Left-leaning daily Die Tageszeitung writes:
"After 90 minutes, neither candidate was on the floor. Steinbrück, who has so far lagged far behind Angela Merkel in polls, had a chance to show millions of viewers what the SPD's campaign is all about. He showed himself to be both perfectly prepared and a friend of catchphrases. He went after Merkel without offending the lady, and the SPD can be happy with its strategy."
"If not for Angela Merkel, that is. She was also perfectly prepared. For this important night, however, she supplemented her typical 'everything-is-in-good-hands' rhetoric with stateswomanly decisiveness Steinbrück's closing statement revealed his dilemma: The country is at a 'standstill,' he said, and the SPD could satisfy the longing for a social market economy that would prevent excesses, he said. Sorry, but the chancellor isn't promising anything different. And that is exactly the problem with his sparkling rhetoric and his party."

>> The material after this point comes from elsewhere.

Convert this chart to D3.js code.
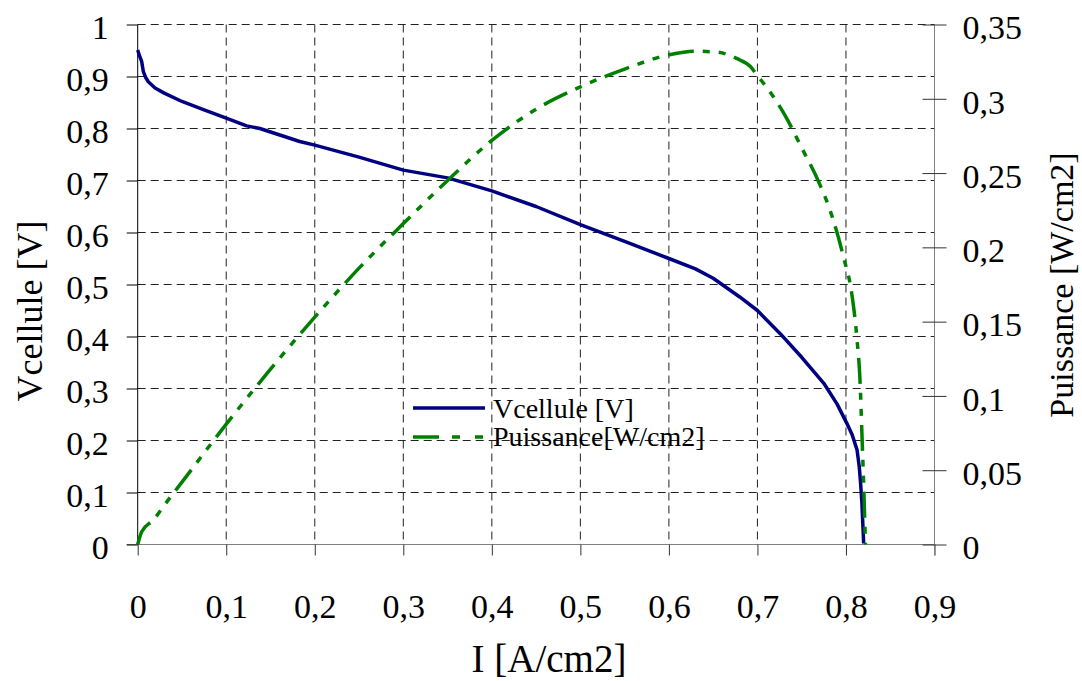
<!DOCTYPE html>
<html>
<head>
<meta charset="utf-8">
<script src="https://d3js.org/d3.v7.min.js"></script>
<style>
body{margin:0;background:#fff;}
</style>
</head>
<body>
<svg id="chart" width="1082" height="681"></svg>
<script>
// courbe de polarisation : tension cellule
const iV = [0, 0.002, 0.0045, 0.0063, 0.009, 0.012, 0.0196, 0.03, 0.05, 0.075, 0.1, 0.123, 0.138, 0.183, 0.2, 0.25, 0.3, 0.35, 0.4, 0.45, 0.5, 0.55, 0.6, 0.63, 0.65, 0.68, 0.7, 0.726, 0.75, 0.775, 0.79, 0.801, 0.807, 0.8125, 0.815, 0.8165, 0.818, 0.819, 0.82];
const vCell = [0.951, 0.94, 0.929, 0.91, 0.898, 0.89, 0.878, 0.868, 0.852, 0.836, 0.82, 0.805, 0.8, 0.775, 0.768, 0.745, 0.72, 0.705, 0.68, 0.65, 0.615, 0.583, 0.55, 0.53, 0.512, 0.476, 0.45, 0.405, 0.36, 0.31, 0.27, 0.233, 0.211, 0.182, 0.15, 0.118, 0.08, 0.041, 0.002];
// puissance
const iP = [0, 0.0045, 0.0176, 0.0346, 0.05, 0.1, 0.15, 0.2, 0.25, 0.3, 0.35, 0.4, 0.45, 0.5, 0.55, 0.6, 0.629, 0.654, 0.677, 0.692, 0.6995, 0.7165, 0.731, 0.75, 0.77, 0.782, 0.797, 0.807, 0.8125, 0.816, 0.818, 0.82, 0.822];
const puiss = [0, 0.0086, 0.0165, 0.030, 0.042, 0.081, 0.118, 0.153, 0.186, 0.216, 0.245, 0.272, 0.293, 0.308, 0.32, 0.3296, 0.332, 0.3314, 0.327, 0.3217, 0.316, 0.3027, 0.289, 0.267, 0.243, 0.225, 0.194, 0.167, 0.138, 0.1085, 0.075, 0.04, 0];

const xTicks = [0, 0.1, 0.2, 0.3, 0.4, 0.5, 0.6, 0.7, 0.8, 0.9];
const yTicks = [0, 0.1, 0.2, 0.3, 0.4, 0.5, 0.6, 0.7, 0.8, 0.9, 1];
const y2Ticks = [0, 0.05, 0.1, 0.15, 0.2, 0.25, 0.3, 0.35];

const FONT = "'Liberation Serif', 'Times New Roman', serif";
const svg = d3.select("#chart");
const L = 137.7, R = 934.5, T = 24.5, B = 544.5;

const x = d3.scaleLinear().domain([0, 0.9]).range([L, R]);
const y = d3.scaleLinear().domain([0, 1]).range([B, T]);
const y2 = d3.scaleLinear().domain([0, 0.35]).range([B, T]);

const fmt = d => String(+d.toFixed(2)).replace(".", ",");

// grille
const grid = svg.append("g").attr("stroke", "#222").attr("stroke-width", 1).attr("stroke-dasharray", "8,5");
grid.selectAll(".h").data(yTicks.slice(1)).join("line")
  .attr("x1", L).attr("x2", R).attr("y1", d => y(d)).attr("y2", d => y(d));
grid.selectAll(".v").data(xTicks.slice(1, -1)).join("line")
  .attr("y1", T).attr("y2", B).attr("x1", d => x(d)).attr("x2", d => x(d));

// axes
const gx = svg.append("g").attr("transform", `translate(0,${B})`)
  .call(d3.axisBottom(x).tickValues(xTicks).tickFormat(fmt).tickSize(11).tickPadding(38));
gx.select(".domain").attr("stroke", "#808080").attr("d", `M${L - 11},0H${R}`);
gx.selectAll(".tick line").attr("stroke", "#333");

const gy = svg.append("g").attr("transform", `translate(${L},0)`)
  .call(d3.axisLeft(y).tickValues(yTicks).tickFormat(fmt).tickSize(11).tickPadding(18));
gy.select(".domain").attr("stroke", "#000").attr("d", `M0,${T}V${B}`);

const gy2 = svg.append("g").attr("transform", `translate(${R},0)`)
  .call(d3.axisRight(y2).tickValues(y2Ticks).tickFormat(fmt).tickSize(12).tickPadding(16));
gy2.select(".domain").attr("stroke", "#808080").attr("d", `M0,${T}V${B + 11}`);
gy2.selectAll(".tick line").attr("x1", -12).attr("stroke", "#333");

[gx, gy, gy2].forEach(g => g.attr("font-family", FONT).attr("font-size", 34));
svg.selectAll(".tick text").style("font-family", FONT).style("font-size", "34px").attr("fill", "#000");
gx.selectAll(".tick text").attr("dy", "0.71em");
gy.selectAll(".tick text").attr("dy", "0.42em");
gy2.selectAll(".tick text").attr("dy", "0.42em");

// courbes
const lineV = d3.line().x((d, i) => x(iV[i])).y(d => y(d));
svg.append("path").datum(vCell).attr("d", lineV)
  .attr("fill", "none").attr("stroke", "#000080").attr("stroke-width", 3.5).attr("stroke-linejoin", "round");

const lineP = d3.line().x((d, i) => x(iP[i])).y(d => y2(d)).curve(d3.curveMonotoneX);
svg.append("path").datum(puiss).attr("d", lineP)
  .attr("fill", "none").attr("stroke", "#008000").attr("stroke-width", 3.5)
  .attr("stroke-dasharray", "26,9,7,9,7,9");

// titres
const title = (t, size) => t.style("font-family", FONT).style("font-size", size + "px").attr("fill", "#000");
title(svg.append("text").attr("x", 549).attr("y", 672).attr("text-anchor", "middle").text("I [A/cm2]"), 39);
title(svg.append("text").attr("transform", "translate(42,311) rotate(-90)").attr("text-anchor", "middle").text("Vcellule [V]"), 36);
title(svg.append("text").attr("transform", "translate(1073,285) rotate(-90)").attr("text-anchor", "middle").text("Puissance [W/cm2]"), 34);

// légende
const leg = svg.append("g");
leg.append("line").attr("x1", 413).attr("x2", 485).attr("y1", 408).attr("y2", 408)
  .attr("stroke", "#000080").attr("stroke-width", 3.5);
leg.append("line").attr("x1", 413).attr("x2", 485).attr("y1", 437).attr("y2", 437)
  .attr("stroke", "#008000").attr("stroke-width", 3.5).attr("stroke-dasharray", "26,13,8,15,8");
title(leg.append("text").attr("x", 493).attr("y", 418).text("Vcellule [V]"), 28);
title(leg.append("text").attr("x", 493).attr("y", 446).text("Puissance[W/cm2]"), 28);
</script>
</body>
</html>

Conservative Die Welt writes:
"The stalemate reflected the secret desire of many voters -- that Germany will be governed by a grand coalition. Steinbrück didn't want to provide any clear answers (about that prospect), but he also didn't tout his desired government constellation of the SPD and the Green Party as ideal, either. Even during his most biting attacks, he still came across like the frog prince speaking to the princess in the Grimms' fairy tale 'The Frog Prince,' 'I do not want your pearls, your precious stones, and your clothes, but if you'll accept me as a companion and let me sit next to you and eat from your plate and sleep in your bed, and if you'll love and cherish me, then I'll bring your ball back to you.' He could. And the viewers were convinced of that as well."